OBJECTIVE →
Up to and including the line with "const xTicks7 = [0,20,40,60,80,100,120,140,160,180,200];", write out the listing from its first line, minus the pictures.
━━ RECORDED DATA
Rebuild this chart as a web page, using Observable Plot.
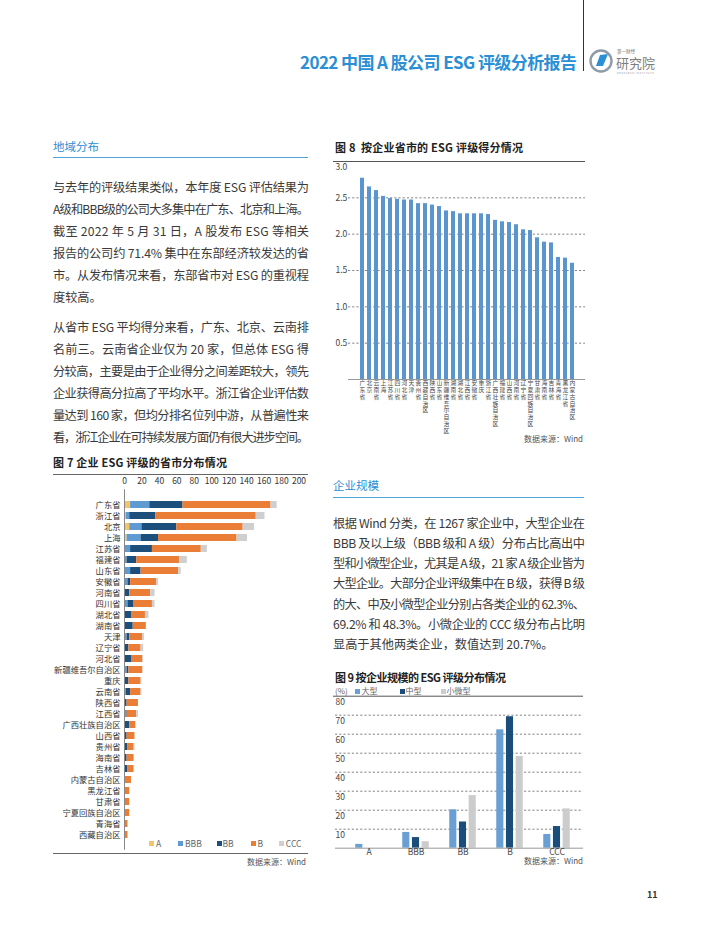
<!DOCTYPE html>
<html><head><meta charset="utf-8">
<script src="https://cdn.jsdelivr.net/npm/d3@7"></script>
<script src="https://cdn.jsdelivr.net/npm/@observablehq/plot@0.6"></script>
<style>
html,body{margin:0;padding:0;background:#fff;}
#page{position:relative;width:710px;height:940px;overflow:hidden;font-family:"Noto Sans CJK SC","Noto Sans",sans-serif;color:#3d3d3d;}
.abs{position:absolute;white-space:nowrap;line-height:1;}
.ln{position:absolute;white-space:nowrap;font-size:12.2px;line-height:1;color:#3a3a3a;}
.sec{position:absolute;color:#2b8dd3;font-size:11.5px;line-height:1;white-space:nowrap;}
.hr{position:absolute;height:0;}
.figt{position:absolute;font-weight:bold;font-size:11px;color:#222;white-space:nowrap;line-height:1;}
.src{position:absolute;font-size:8px;color:#555;white-space:nowrap;line-height:1;}
.leg{position:absolute;font-size:8.5px;color:#666;white-space:nowrap;line-height:1;}
.sw{position:absolute;width:5px;height:5px;}
.chart{position:absolute;}
.chart svg{display:block;overflow:visible;}
</style>
</head>
<body>
<div id="page"></div>
<script>
// ---------- DATA ----------
const provinces7 = ["广东省","浙江省","北京","上海","江苏省","福建省","山东省","安徽省","河南省","四川省","湖北省","湖南省","天津","辽宁省","河北省","新疆维吾尔自治区","重庆","云南省","陕西省","江西省","广西壮族自治区","山西省","贵州省","海南省","吉林省","内蒙古自治区","黑龙江省","甘肃省","宁夏回族自治区","青海省","西藏自治区"];
const countA   = [7,2,6,3,1,1,1,0,0,0,0,0,0,0,0,0,0,0,0,0,0,0,0,0,0,0,0,0,0,0,0];
const countBBB = [22,4,14,16,6,2,6,4,1,4,1,1,3,1,1,3,1,2,1,2,1,1,1,1,0,0,0,0,0,0,0];
const countBB  = [38,30,40,20,25,11,12,3,5,7,7,9,3,4,7,2,4,5,2,1,5,2,3,2,4,1,0,1,1,0,1];
const countB   = [101,115,76,90,56,49,43,30,24,21,16,15,15,14,13,16,14,12,13,11,7,9,7,8,7,7,6,5,5,4,3];
const countCCC = [7,10,13,12,7,9,3,2,5,3,4,0,2,3,1,0,1,1,0,2,0,0,1,0,0,0,0,0,0,0,0];
const grades = ["A","BBB","BB","B","CCC"];
const xTicks7 = [0,20,40,60,80,100,120,140,160,180,200];

const provinces8 = ["广东省","北京","云南省","上海","江苏省","四川省","河北省","天津","贵州省","西藏自治区","陕西省","山东省","新疆维吾尔自治区","湖南省","湖北省","江西省","安徽省","重庆","浙江省","广西壮族自治区","福建省","山西省","河南省","辽宁省","宁夏回族自治区","甘肃省","海南省","吉林省","青海省","黑龙江省","内蒙古自治区"];
const score8 = [2.77,2.65,2.60,2.52,2.49,2.48,2.47,2.47,2.42,2.42,2.40,2.38,2.32,2.31,2.28,2.28,2.28,2.28,2.27,2.19,2.17,2.16,2.13,2.06,2.05,1.95,1.89,1.88,1.68,1.67,1.60];
const yTicks8 = [0.5,1.0,1.5,2.0,2.5];
const yTop8 = 3.0;

const sizes9 = ["大型","中型","小微型"];
const grades9 = ["A","BBB","BB","B","CCC"];
const shareLarge = [2.0,8.3,20.2,62.3,7.2];
const shareMedium = [0,5.6,13.8,69.2,11.4];
const shareSmall = [0,3.4,27.7,48.3,20.7];
const yTicks9 = [10,20,30,40,50,60,70,80];

// ---------- STYLE ----------
const gradeColors = ["#f4c46c","#5f9bd3","#1d4f7c","#ea7e37","#cfcfcf"];
const sizeColors = ["#6a9fd4","#1b4d7a","#cccccc"];
const FONT = '"Noto Sans CJK SC","Noto Sans",sans-serif';
const page = document.getElementById("page");

function add(html, cls, styles) {
  const el = document.createElement("div");
  if (cls) el.className = cls;
  el.innerHTML = html;
  Object.assign(el.style, styles || {});
  page.appendChild(el);
  return el;
}
function fit(el, width) {
  const w = el.getBoundingClientRect().width;
  const n = [...el.textContent].length;
  el.style.letterSpacing = ((width - w) / (n - 1)) + "px";
}

// ---------- HEADER ----------
add("", "hr", {left: "583px", top: "0px", width: "0px", height: "71px", borderLeft: "1.5px solid #333"});
const title = add("2022 中国 A 股公司 ESG 评级分析报告", "abs", {left: "300px", top: "53px", fontSize: "17px", fontWeight: "bold", color: "#2a8fd5"});
fit(title, 277);
add(`<svg width="80" height="34" viewBox="0 0 80 34">
  <circle cx="12" cy="13" r="10.5" fill="none" stroke="#8e9aa6" stroke-width="2.4"/>
  <path d="M7 18 L11 7 L19 6 L14 18 Z" fill="#2a8fd5"/>
  <text x="28" y="4.5" font-size="4.5" fill="#777" font-family='${FONT}'>第一财经</text>
  <text x="27" y="19.5" font-size="13" fill="#7d7d7d" font-family='${FONT}'>研究院</text>
  <text x="28" y="25.5" font-size="2.6" fill="#999" font-family='${FONT}' letter-spacing="0.6">RESEARCH INSTITUTE</text>
</svg>`, "abs", {left: "589px", top: "48px"});

// ---------- TEXT ----------
function placeLines(lines, x, y0, lh, width) {
  lines.forEach((t, i) => {
    const el = add("", "ln", {left: x + "px", top: (y0 + i * lh - 6.3) + "px"});
    el.textContent = t;
    if (i < lines.length - 1 || t.length > 22) fit(el, width);
  });
}
add("地域分布", "sec", {left: "53px", top: "141px"});
add("", "hr", {left: "53px", top: "157px", width: "255px", borderTop: "1.5px solid #4ea3dc"});
placeLines([
  "与去年的评级结果类似，本年度 ESG 评估结果为",
  "A级和BBB级的公司大多集中在广东、北京和上海。",
  "截至 2022 年 5 月 31 日，A 股发布 ESG 等相关",
  "报告的公司约 71.4% 集中在东部经济较发达的省",
  "市。从发布情况来看，东部省市对 ESG 的重视程",
  "度较高。"], 53, 187, 22, 256);
placeLines([
  "从省市 ESG 平均得分来看，广东、北京、云南排",
  "名前三。云南省企业仅为 20 家，但总体 ESG 得",
  "分较高，主要是由于企业得分之间差距较大，领先",
  "企业获得高分拉高了平均水平。浙江省企业评估数",
  "量达到 160 家，但均分排名位列中游，从普遍性来",
  "看，浙江企业在可持续发展方面仍有很大进步空间。"], 53, 327, 22, 256);

add("企业规模", "sec", {left: "333px", top: "480px"});
add("", "hr", {left: "333px", top: "497px", width: "251px", borderTop: "1.5px solid #4ea3dc"});
placeLines([
  "根据 Wind 分类，在 1267 家企业中，大型企业在",
  "BBB 及以上级（BBB 级和 A 级）分布占比高出中",
  "型和小微型企业，尤其是 A 级，21 家 A 级企业皆为",
  "大型企业。大部分企业评级集中在 B 级，获得 B 级",
  "的大、中及小微型企业分别占各类企业的 62.3%、",
  "69.2% 和 48.3%。小微企业的 CCC 级分布占比明",
  "显高于其他两类企业，数值达到 20.7%。"], 333, 523, 20.2, 252);

// ---------- FIGURE 7 ----------
const t7 = add("图 7 企业 ESG 评级的省市分布情况", "figt", {left: "53px", top: "457px"});
fit(t7, 174);
add("", "hr", {left: "53px", top: "474px", width: "255px", borderTop: "1px solid #666"});
const rows7 = grades.flatMap((g, gi) => provinces7.map((p, i) => ({
  province: p, grade: g, value: [countA, countBBB, countBB, countB, countCCC][gi][i]
})));
const fig7 = Plot.plot({
  width: 256, height: 376,
  marginLeft: 72, marginRight: 9.5, marginTop: 15.25, marginBottom: 4.25,
  style: {fontFamily: FONT, background: "transparent", color: "#333"},
  x: {domain: [0, 200], axis: null},
  y: {domain: provinces7, padding: 0.37, label: null},
  color: {domain: grades, range: gradeColors},
  marks: [
    Plot.barX(rows7, {x: "value", y: "province", fill: "grade"}),
    Plot.ruleX([0], {stroke: "#888", strokeWidth: 1, insetTop: -2, insetBottom: -2}),
    Plot.axisY({anchor: "left", tickSize: 0, tickPadding: 4, fontSize: 8.3, fill: "#333", label: null}),
    Plot.text(xTicks7, {x: d => d, text: d => String(d), frameAnchor: "top", lineAnchor: "middle", dy: -10, fontSize: 8.5, fill: "#333"})
  ]
});
const c7 = add("", "chart", {left: "52px", top: "476px"});
c7.appendChild(fig7);
const legX = [[148.5, 156], [177.7, 185], [216.5, 222.5], [251, 257.5], [279.3, 285.8]];
grades.forEach((g, i) => {
  add("", "sw", {left: legX[i][0] + "px", top: "840.5px", background: gradeColors[i]});
  add(g, "leg", {left: legX[i][1] + "px", top: "839px"});
});
add("", "hr", {left: "53px", top: "853px", width: "255px", borderTop: "1px solid #666"});
add("数据来源：Wind", "src", {right: (710 - 306) + "px", top: "858px"});

// ---------- FIGURE 8 ----------
const t8 = add("图 8&nbsp;&nbsp;按企业省市的 ESG 评级得分情况", "figt", {left: "335px", top: "142px"});
fit(t8, 188);
const rows8 = provinces8.map((p, i) => ({province: p, score: score8[i]}));
const maxLen8 = d3.max(provinces8, p => [...p].length);
const charStep8 = 6.9;
const labelMarks8 = d3.range(maxLen8).map(k => Plot.text(
  rows8.filter(d => [...d.province].length > k),
  {x: "province", text: d => [...d.province][k], frameAnchor: "bottom", lineAnchor: "top",
   dy: 1.2 + k * charStep8, fontSize: 5.8, fill: "#444"}
));
const fig8 = Plot.plot({
  width: 260, height: 282,
  marginLeft: 18, marginRight: 5, marginTop: 6, marginBottom: 58,
  style: {fontFamily: FONT, background: "transparent", color: "#444"},
  x: {domain: provinces8, range: [20.2, 253.8], paddingInner: 0.38, paddingOuter: 0.19, axis: null},
  y: {domain: [0, 3], axis: null},
  marks: [
    Plot.ruleY(yTicks8, {stroke: "#666", strokeWidth: 0.8, strokeDasharray: "2.2,2"}),
    Plot.ruleY([yTop8], {stroke: "#555", strokeWidth: 1, insetLeft: -15}),
    Plot.barY(rows8, {x: "province", y: "score", fill: "#5b95cf"}),
    Plot.ruleY([0], {stroke: "#999", strokeWidth: 1}),
    Plot.text(yTicks8, {y: d => d, text: d => d.toFixed(1), frameAnchor: "left", textAnchor: "start", dx: -13, fontSize: 8.5, fill: "#444"}),
    Plot.text([yTop8], {y: d => d, text: d => d.toFixed(1), frameAnchor: "left", textAnchor: "start", dx: -13, dy: 6, fontSize: 8.5, fill: "#444"}),
    ...labelMarks8
  ]
});
const c8 = add("", "chart", {left: "330px", top: "155px"});
c8.appendChild(fig8);
add("数据来源：Wind", "src", {right: (710 - 583) + "px", top: "435px"});

// ---------- FIGURE 9 ----------
const t9 = add("图 9 按企业规模的 ESG 评级分布情况", "figt", {left: "335px", top: "672px"});
fit(t9, 171);
add("(%)", "leg", {left: "335px", top: "687px", fontSize: "8px"});
const legX9 = [[355, 361.5], [400, 405.5], [441, 446.5]];
sizes9.forEach((s, i) => {
  add("", "sw", {left: legX9[i][0] + "px", top: "688.5px", background: sizeColors[i]});
  add(s, "leg", {left: legX9[i][1] + "px", top: "687px", fontSize: "8px"});
});
const rows9 = sizes9.flatMap((s, si) => grades9.map((g, gi) => ({
  size: s, grade: g, share: [shareLarge, shareMedium, shareSmall][si][gi]
})));
const band9 = (251 - 14) / grades9.length;
const barW9 = 7.5, step9 = 9.7;
const fig9 = Plot.plot({
  width: 258, height: 172,
  marginLeft: 5, marginRight: 5, marginTop: 2.7, marginBottom: 17.3,
  style: {fontFamily: FONT, background: "transparent", color: "#444"},
  x: {domain: grades9, range: [14, 251], padding: 0, axis: null},
  y: {domain: [0, 80], axis: null},
  marks: [
    Plot.ruleY(yTicks9.filter(d => d < 80), {stroke: "#666", strokeWidth: 0.8, strokeDasharray: "2.2,2"}),
    Plot.ruleY([80], {stroke: "#555", strokeWidth: 1, insetLeft: -2}),
    ...sizes9.map((s, si) => Plot.barY(rows9.filter(d => d.size === s), {
      x: "grade", y: "share", fill: sizeColors[si],
      dx: (si - 1) * step9, insetLeft: (band9 - barW9) / 2, insetRight: (band9 - barW9) / 2
    })),
    Plot.ruleY([0], {stroke: "#999", strokeWidth: 1}),
    Plot.text(yTicks9, {y: d => d, text: d => String(d), frameAnchor: "left", textAnchor: "start", dy: 6, fontSize: 8.5, fill: "#444"}),
    Plot.text(grades9, {x: d => d, text: d => d, frameAnchor: "bottom", lineAnchor: "top", dy: 1, fontSize: 8.5, fill: "#444"})
  ]
});
const c9 = add("", "chart", {left: "330px", top: "693px"});
c9.appendChild(fig9);
add("数据来源：Wind", "src", {right: (710 - 583) + "px", top: "857px"});

add("11", "abs", {left: "647px", top: "890px", fontSize: "9px", fontWeight: "bold", color: "#333"});
</script>
</body></html>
━━━━
EXERCISE OUTPUT →
Rebuild this chart as a web page, using Observable Plot.
<!DOCTYPE html>
<html><head><meta charset="utf-8">
<script src="https://cdn.jsdelivr.net/npm/d3@7"></script>
<script src="https://cdn.jsdelivr.net/npm/@observablehq/plot@0.6"></script>
<style>
html,body{margin:0;padding:0;background:#fff;}
#page{position:relative;width:710px;height:940px;overflow:hidden;font-family:"Noto Sans CJK SC","Noto Sans",sans-serif;color:#3d3d3d;}
.abs{position:absolute;white-space:nowrap;line-height:1;}
.ln{position:absolute;white-space:nowrap;font-size:12.2px;line-height:1;color:#3a3a3a;}
.sec{position:absolute;color:#2b8dd3;font-size:11.5px;line-height:1;white-space:nowrap;}
.hr{position:absolute;height:0;}
.figt{position:absolute;font-weight:bold;font-size:11px;color:#222;white-space:nowrap;line-height:1;}
.src{position:absolute;font-size:8px;color:#555;white-space:nowrap;line-height:1;}
.leg{position:absolute;font-size:8.5px;color:#666;white-space:nowrap;line-height:1;}
.sw{position:absolute;width:5px;height:5px;}
.chart{position:absolute;}
.chart svg{display:block;overflow:visible;}
</style>
</head>
<body>
<div id="page"></div>
<script>
// ---------- DATA ----------
const provinces7 = ["广东省","浙江省","北京","上海","江苏省","福建省","山东省","安徽省","河南省","四川省","湖北省","湖南省","天津","辽宁省","河北省","新疆维吾尔自治区","重庆","云南省","陕西省","江西省","广西壮族自治区","山西省","贵州省","海南省","吉林省","内蒙古自治区","黑龙江省","甘肃省","宁夏回族自治区","青海省","西藏自治区"];
const countA   = [7,2,6,3,1,1,1,0,0,0,0,0,0,0,0,0,0,0,0,0,0,0,0,0,0,0,0,0,0,0,0];
const countBBB = [22,4,14,16,6,2,6,4,1,4,1,1,3,1,1,3,1,2,1,2,1,1,1,1,0,0,0,0,0,0,0];
const countBB  = [38,30,40,20,25,11,12,3,5,7,7,9,3,4,7,2,4,5,2,1,5,2,3,2,4,1,0,1,1,0,1];
const countB   = [101,115,76,90,56,49,43,30,24,21,16,15,15,14,13,16,14,12,13,11,7,9,7,8,7,7,6,5,5,4,3];
const countCCC = [7,10,13,12,7,9,3,2,5,3,4,0,2,3,1,0,1,1,0,2,0,0,1,0,0,0,0,0,0,0,0];
const grades = ["A","BBB","BB","B","CCC"];
const xTicks7 = [0,20,40,60,80,100,120,140,160,180,200];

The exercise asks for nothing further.